**Problem to work on:** Print exactly the lines from the first one down to the line containing "import pandas as pd", both ends included, with no pictures and nothing else.
## begin Data provided
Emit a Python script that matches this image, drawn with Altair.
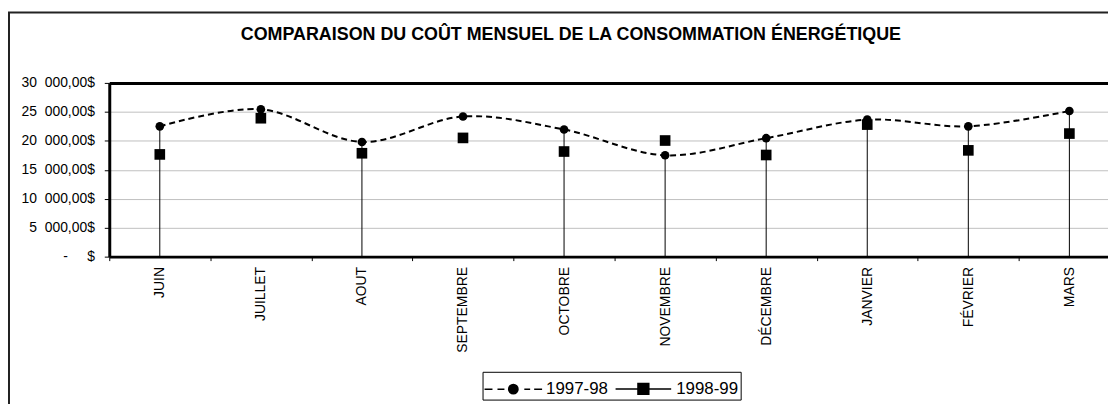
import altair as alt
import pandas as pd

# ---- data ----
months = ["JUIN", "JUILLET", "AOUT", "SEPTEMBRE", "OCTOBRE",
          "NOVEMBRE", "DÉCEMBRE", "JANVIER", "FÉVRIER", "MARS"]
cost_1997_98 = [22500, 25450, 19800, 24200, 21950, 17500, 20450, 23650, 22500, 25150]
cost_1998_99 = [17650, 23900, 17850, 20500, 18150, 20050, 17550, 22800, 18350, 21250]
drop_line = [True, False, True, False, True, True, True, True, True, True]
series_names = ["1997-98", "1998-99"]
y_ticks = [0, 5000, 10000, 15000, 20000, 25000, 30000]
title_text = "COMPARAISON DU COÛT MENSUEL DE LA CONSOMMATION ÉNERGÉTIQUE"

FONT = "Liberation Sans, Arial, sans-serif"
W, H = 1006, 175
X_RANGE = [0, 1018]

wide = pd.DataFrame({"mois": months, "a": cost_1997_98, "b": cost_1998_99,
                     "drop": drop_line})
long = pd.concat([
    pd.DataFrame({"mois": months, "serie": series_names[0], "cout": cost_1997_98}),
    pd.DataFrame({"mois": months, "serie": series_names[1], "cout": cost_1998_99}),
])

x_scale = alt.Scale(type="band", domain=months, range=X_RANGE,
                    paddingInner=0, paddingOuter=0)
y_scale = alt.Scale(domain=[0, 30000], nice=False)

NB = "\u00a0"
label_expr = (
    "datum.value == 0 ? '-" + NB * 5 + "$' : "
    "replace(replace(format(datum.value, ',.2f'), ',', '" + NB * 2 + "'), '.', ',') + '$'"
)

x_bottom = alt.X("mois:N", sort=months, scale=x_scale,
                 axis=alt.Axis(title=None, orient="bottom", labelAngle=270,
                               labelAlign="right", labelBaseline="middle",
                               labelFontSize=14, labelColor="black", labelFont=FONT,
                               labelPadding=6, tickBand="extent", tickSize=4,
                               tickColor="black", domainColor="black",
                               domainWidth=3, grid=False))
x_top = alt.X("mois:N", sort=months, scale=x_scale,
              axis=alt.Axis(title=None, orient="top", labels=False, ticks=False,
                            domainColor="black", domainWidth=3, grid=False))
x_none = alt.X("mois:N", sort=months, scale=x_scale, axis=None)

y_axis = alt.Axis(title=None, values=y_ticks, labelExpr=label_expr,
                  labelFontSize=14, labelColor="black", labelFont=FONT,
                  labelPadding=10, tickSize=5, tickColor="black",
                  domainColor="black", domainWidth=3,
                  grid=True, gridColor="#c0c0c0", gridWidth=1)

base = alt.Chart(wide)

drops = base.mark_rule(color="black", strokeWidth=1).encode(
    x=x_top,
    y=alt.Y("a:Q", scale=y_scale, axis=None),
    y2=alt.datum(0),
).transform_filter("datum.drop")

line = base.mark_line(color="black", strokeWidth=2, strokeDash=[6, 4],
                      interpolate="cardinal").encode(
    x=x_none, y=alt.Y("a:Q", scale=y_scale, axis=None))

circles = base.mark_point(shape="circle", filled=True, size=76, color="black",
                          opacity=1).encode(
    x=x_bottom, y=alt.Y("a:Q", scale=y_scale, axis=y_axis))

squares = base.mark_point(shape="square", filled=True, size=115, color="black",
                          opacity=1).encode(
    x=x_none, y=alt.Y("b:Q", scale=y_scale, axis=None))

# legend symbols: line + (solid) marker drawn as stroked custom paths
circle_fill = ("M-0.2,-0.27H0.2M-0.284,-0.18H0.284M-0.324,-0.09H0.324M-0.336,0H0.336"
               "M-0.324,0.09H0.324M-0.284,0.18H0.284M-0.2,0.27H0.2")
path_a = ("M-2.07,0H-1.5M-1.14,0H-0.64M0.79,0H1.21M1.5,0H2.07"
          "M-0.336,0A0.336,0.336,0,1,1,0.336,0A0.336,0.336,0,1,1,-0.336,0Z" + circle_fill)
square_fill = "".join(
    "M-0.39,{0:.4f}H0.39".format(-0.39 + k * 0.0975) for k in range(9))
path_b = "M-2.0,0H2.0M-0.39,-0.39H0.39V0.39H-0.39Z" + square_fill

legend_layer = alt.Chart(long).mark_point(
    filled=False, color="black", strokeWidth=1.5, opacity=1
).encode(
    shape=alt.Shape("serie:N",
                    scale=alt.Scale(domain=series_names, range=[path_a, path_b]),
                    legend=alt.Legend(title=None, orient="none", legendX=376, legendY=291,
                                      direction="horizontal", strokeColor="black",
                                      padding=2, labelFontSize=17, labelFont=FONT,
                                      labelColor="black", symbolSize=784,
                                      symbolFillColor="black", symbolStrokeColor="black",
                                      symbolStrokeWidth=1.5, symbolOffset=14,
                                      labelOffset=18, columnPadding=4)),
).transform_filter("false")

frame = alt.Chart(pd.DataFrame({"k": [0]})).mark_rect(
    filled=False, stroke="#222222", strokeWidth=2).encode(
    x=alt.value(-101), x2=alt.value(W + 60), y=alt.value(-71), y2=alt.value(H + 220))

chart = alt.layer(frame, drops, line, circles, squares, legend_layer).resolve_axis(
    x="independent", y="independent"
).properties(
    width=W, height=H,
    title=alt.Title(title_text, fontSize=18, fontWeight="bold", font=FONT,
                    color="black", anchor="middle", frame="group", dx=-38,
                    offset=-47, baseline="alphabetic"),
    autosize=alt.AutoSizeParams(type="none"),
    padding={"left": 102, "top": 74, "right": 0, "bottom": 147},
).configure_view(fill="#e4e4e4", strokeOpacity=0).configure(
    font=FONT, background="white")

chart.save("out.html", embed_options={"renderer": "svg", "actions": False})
## end Data provided
**Result of this exercise:**
Emit a Python script that matches this image, drawn with Altair.
import altair as alt
import pandas as pd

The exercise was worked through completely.